The Supreme Court’s current conservative supermajority may be receptive to the state’s argument, but Daniels said he wouldn’t bank on the outcome Reyes and other elected Utah leaders want.
It’s not known exactly how much Cosovoy’s services will cost the state, but the Legislature this year appropriated $5 million for public lands litigation. The firm’s senior lawyers bill at a rate of $675 an hour. So far, the state has paid the firm $522,000, according to Utah’s public expenditures database.
“Based on the federal government’s past actions, we expect that it will devote overwhelming resources in a yearslong legal fight to try to salvage the President’s unlawful designations, which continue to interfere with the lives and livelihoods of Utahns,” the attorney general said through a spokesman. “So, evidence of a genuine commitment to enforcing the Act’s plain text against years of expected federal pushback all the way through the U.S. Supreme Court review was essential to our choice of outside counsel.”
‘Damning the torpedoes’
Bears Ears and Grand Staircase were originally designated by President Barack Obama in 2016 and President Bill Clinton in 1996, respectively, at 1.3 million and 1.8 million acres. Biden’s order simply reinstated the monuments’ boundaries after they were drastically reduced by President Donald Trump.
Reyes contends Biden’s action violated the “plain text” of the Antiquities Act, which limits the size of designations to protect historic structures and objects of scientific interest.
“These proclamations purport to make monuments out of things far beyond the scope of the Act,” his office said.
The Consovoy firm’s submission notes Utah’s long-standing desire to resolve this question regarding the proper size of monument designations.

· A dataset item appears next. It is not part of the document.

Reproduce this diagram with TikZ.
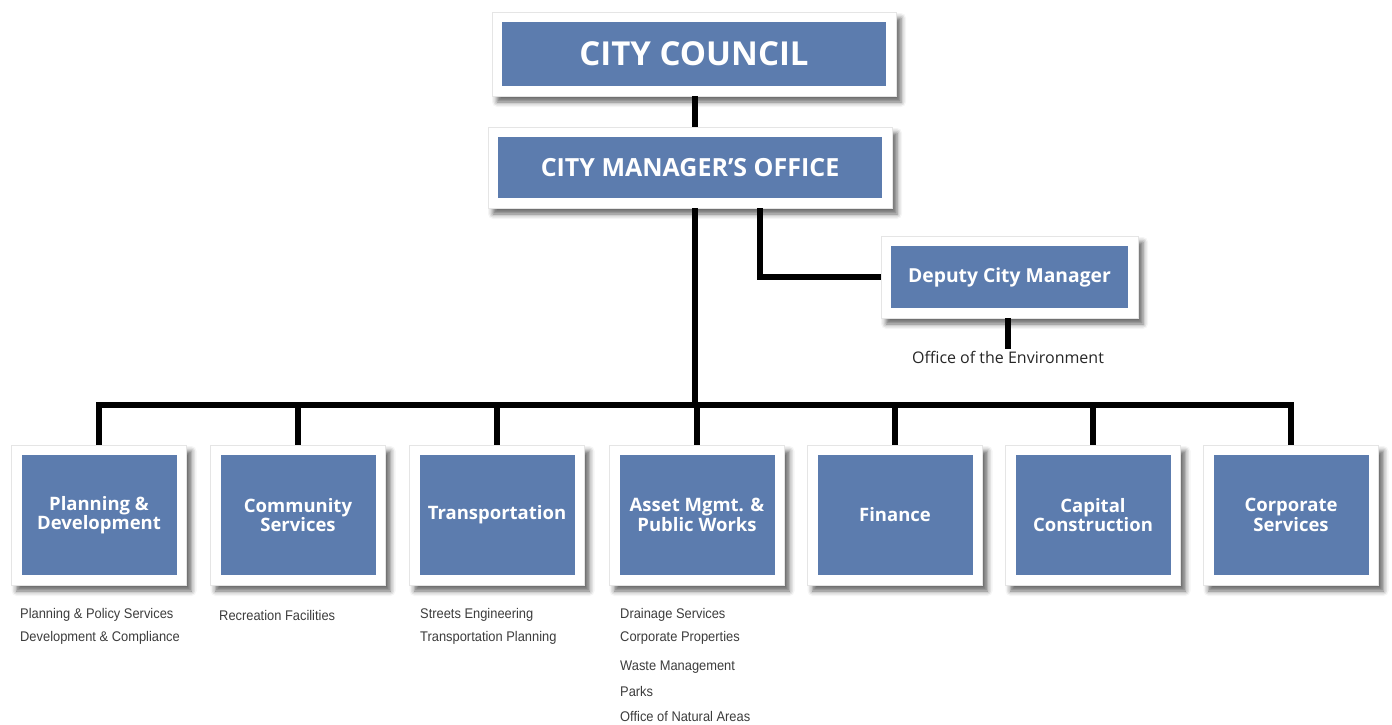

“We see only one good reason for Utah to stop short of exhausting all avenues of appellate review: a change to the Antiquities Act’s enacted text,” it states. “Short of that, we recommend damning the torpedoes.”
‘A great natural wonder’
With few exceptions, the other Western public lands states embraced monuments designated in their borders, or at least learned to live with them. Wyoming, however, objected to the 1943 designation of the 222,000-acre Jackson Hole National Monument, so Congress amended the Antiquities Act to exempt the Cowboy State from any future designations without legislative approval.

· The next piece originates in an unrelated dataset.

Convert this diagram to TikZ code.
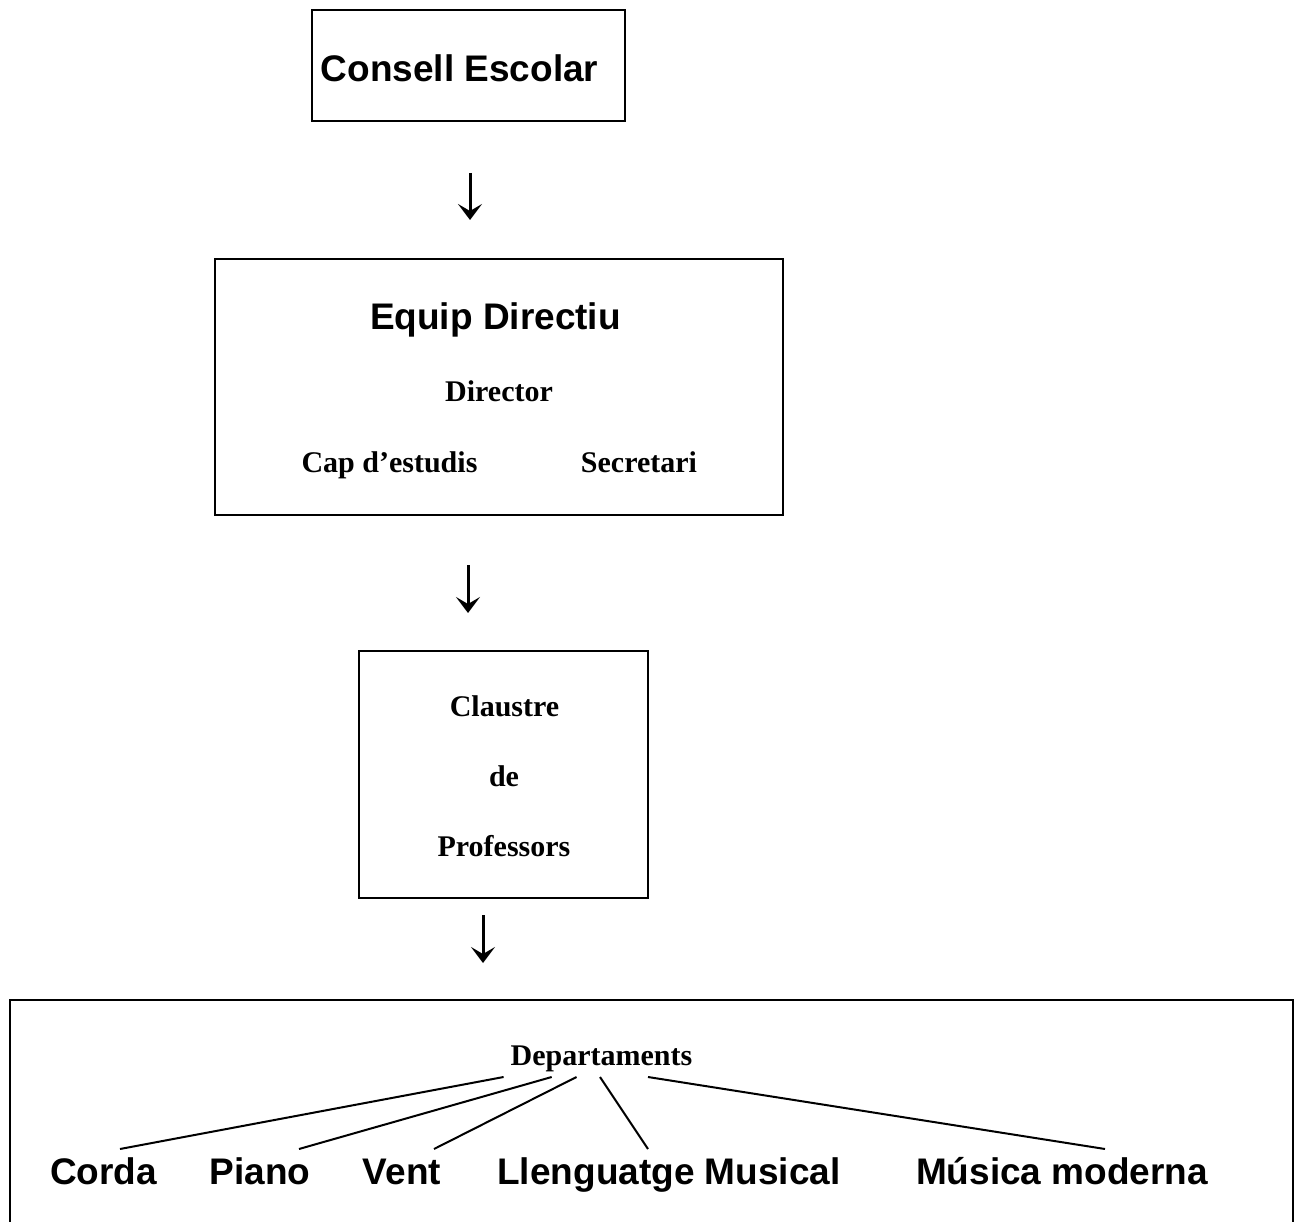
\documentclass[tikz,border=0pt]{standalone}
\usepackage{fontspec}
\setmainfont{Liberation Serif}
\setsansfont{Liberation Sans}
\usetikzlibrary{arrows.meta}
\tikzset{
  box/.style={draw=black, line width=2.4pt, inner sep=0pt, fill=none},
  big/.style={anchor=base, inner sep=0pt, font=\sffamily\bfseries\fontsize{37}{44}\selectfont},
  small/.style={anchor=base, inner sep=0pt, font=\rmfamily\bfseries\fontsize{30}{36}\selectfont},
  arr/.style={line width=3pt, -{Stealth[length=16pt,width=24pt,inset=7pt]}},
  link/.style={line width=2pt}
}
\begin{document}
\begin{tikzpicture}[x=1pt,y=-1pt]
\clip (0,0) rectangle (1296,1222);
\fill[white] (0,0) rectangle (1296,1222);
% boxes
\node[box, minimum width=313pt, minimum height=111pt] (b1) at (468.5,65.5) {};
\node[box, minimum width=568pt, minimum height=256pt] (b2) at (499,387) {};
\node[box, minimum width=289pt, minimum height=247pt] (b3) at (503.5,774.5) {};
\node[box, minimum width=1283pt, minimum height=260pt] (b4) at (651.5,1130) {};
% texts
\node[big] (ce) at (459.5,82) {Consell Escolar};
\node[big] (ed) at (495.5,330) {Equip Directiu};
\node[small] (dir) at (499,402) {Director};
\node[small] (cap) at (389.5,472) {Cap d’estudis};
\node[small] (sec) at (639,472) {Secretari};
\node[small] (cl1) at (504.5,716) {Claustre};
\node[small] (cl2) at (504,786) {de};
\node[small] (cl3) at (504,856) {Professors};
\node[small] (dep) at (601.5,1065) {Departaments};
\node[big] (corda) at (103.5,1184) {Corda};
\node[big] (piano) at (260,1184) {Piano};
\node[big] (vent) at (402,1184) {Vent};
\node[big] (llm) at (669,1184) {Llenguatge Musical};
\node[big] (mm) at (1062,1184) {Música moderna};
% arrows
\coordinate (a1t) at (470,173); \coordinate (a1b) at (470,220);
\coordinate (a2t) at (468,565); \coordinate (a2b) at (468,613);
\coordinate (a3t) at (483,915); \coordinate (a3b) at (483,963);
\draw[arr] (a1t) -- (a1b);
\draw[arr] (a2t) -- (a2b);
\draw[arr] (a3t) -- (a3b);
% department links
\coordinate (d1) at (503.6,1077); \coordinate (e1) at (120,1149);
\coordinate (d2) at (551.7,1077); \coordinate (e2) at (299,1149);
\coordinate (d3) at (576.5,1077); \coordinate (e3) at (434,1149);
\coordinate (d4) at (600,1077);   \coordinate (e4) at (648,1149);
\coordinate (d5) at (648,1077);   \coordinate (e5) at (1105,1149);
\draw[link] (d1) -- (e1);
\draw[link] (d2) -- (e2);
\draw[link] (d3) -- (e3);
\draw[link] (d4) -- (e4);
\draw[link] (d5) -- (e5);
\end{tikzpicture}
\end{document}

The monument was later incorporated into Grand Teton National Park, which has since become a beloved destination. The same can be said for Mukuntuweap National Monument, designated by President Howard Taft in 1909 in southwest Utah. Today that monument is known as Zion National Park.
Teddy Roosevelt made the first large proclamation in 1908 under the Antiquities Act when he designated Grand Canyon National Monument covering a 277-mile segment of the Colorado River in Arizona.
An Arizona politician, Ralph Cameron, fought the 800,000-acre designation, arguing the president had no authority to set aside the reserve.
In a 1920 ruling, however, the Supreme Court confirmed the Antiquities Act authorizes presidents to designate monuments of any size. The court held the canyon itself is “an object of unusual scientific interest” in a unanimous ruling.
Since the Grand Canyon designation, presidents of both parties have used the act to protect more than 100 million acres of public land in dozens of monuments, according to law professor John Leshy, who as an Interior Department attorney in the 1990s, advised Clinton on the Staircase designation.
“As all that was happening, almost entirely without exception, neither the courts, nor the Congress, nor subsequent presidents have ever taken steps to relax protections the Act has been used to provide to public lands,” Leshy wrote in a recent piece for the American Bar Association. “No court opinion at any level has discovered and enforced limits on the president’s power under the Act.”
But Reyes and the Consovoy team appear undeterred by this century of jurisprudence on monument designations, citing the Antiquities Act’s own language. The law calls for designations to be confined to the smallest size practical. This provision indicates landscape-scale designations are not what Congress intended, according to the suit.
“The Monuments Litigation constitutes an ideal vehicle for finally resolving unsettled questions about the scope of the President’s authority under the Antiquities Act. To best serve Utah’s interests, however, those answers must come from the United States Supreme Court,” Green wrote in the firm’s proposal. “That’s why, if selected, Consovoy McCarthy LLP will (from paragraph 1 of the Complaint) litigate the Monuments Challenge with a single goal: build and create a legal and factual record sufficient to obtain merits review at the Supreme Court.”
Consovoy beat out three other proposals for the Utah contract: Perkins Coie of Portland, Ore.; Gibson Dunn & Crutcher of Washington, D.C.; and Mitchell, Barlow & Mansfield of Salt Lake City with Lehotsky Keller LLP on the appellate end.
Critics accused the firm of “pandering” to Utah’s conservative leadership, instead of giving them an honest assessment of the case’s true prospects.
“Time and time again, federal courts have upheld Congress’s grant of authority to the president to establish national monuments,” said Steve Bloch, legal director for the Southern Utah Wilderness Alliance. “Yet if you were to read Consovoy’s proposal, you would think that courts have gone both ways, and there’s a lot of controversy, when in fact, that’s just not the case.”
Green’s role on the monument litigation team was one of the firm’s main selling points.
A 2005 graduate of the University of Utah’s law school, Green served as Utah solicitor general under Reyes from 2015 to 2020, when he resigned and soon after joined Consovoy as a senior partner.
Founded by young, politically engaged lawyers, this D.C.-based firm has garnered a reputation for advocating conservative positions. Its lawyers helped Trump ward off congressional investigations while he was still president and have since litigated cases on behalf of states objecting to Biden’s climate policies.
The firm may have limited experience in public lands issues compared with its rivals, but it boasted strong connections with the Supreme Court’s conservative wing. Four of the team’s attorneys, including Green, clerked for Justice Clarence Thomas and lead counsel Jeffrey Harris clerked for Chief Justice John Roberts.
If Utah gets its way, the fate of the Antiquities Act may soon be in the hands of those influential justices.